Even in good conditions, you just didn't shoot 10-inch groups at this distance with this set-up. The F-Class 5-ring is a shade over 10-inch diameter and even today with far more advanced 308 ballistics using 200gn very high BC bullets from some very capable precision rifles and equally good shooters there are very few F/TR match 'possibles' shot at 1,000. As has been said, you don't need much uncorrected wind change to take you out of the circle. Hitting a 10-inch gong first shot without sighters is much harder and a real challenge for any rifle / cartridge combination, but much more so, the shooter.

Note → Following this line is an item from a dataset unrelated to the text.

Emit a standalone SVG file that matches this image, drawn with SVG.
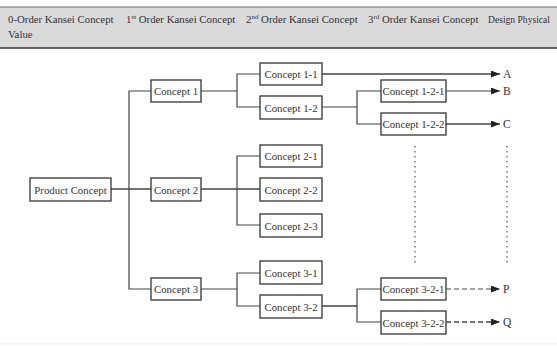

The other factor to be aware of over many long-range challenge / milk jug etc videos, are ambient conditions. External ballistics several thousand feet above sea level and in 90-deg air temperatures are very different from what most of us shoot in here - ie with thinner air, drag is reduced and bullets slow much less at any particular distance. Notice how many US videos on these shoots are on high altitude desert plateaus in what are pretty warm conditions. Let them come to Barry Buddon Ranges on the east coast of Scotland on a winter's day (or even a chilly summer day!) and see how many hit a 10-inch gong with any cartridge over any number of shots. (Decades ago, there were ELR competitions shot there with the 303 Number 4 rifle using flat army lorry load-beds as firing points driven up behind the 1,000 yard line - but the targets were about the size of a small house!)

PS I did eventually get that 308 rifle to shoot at longer distances after a fashion. It involved the ancient 190gn SMK (still a very competent L-R design even now and used by the 1,200 yard 'Match Rifle' 308 shooters for many years) with a pretty 'hairy' load of Viht N550.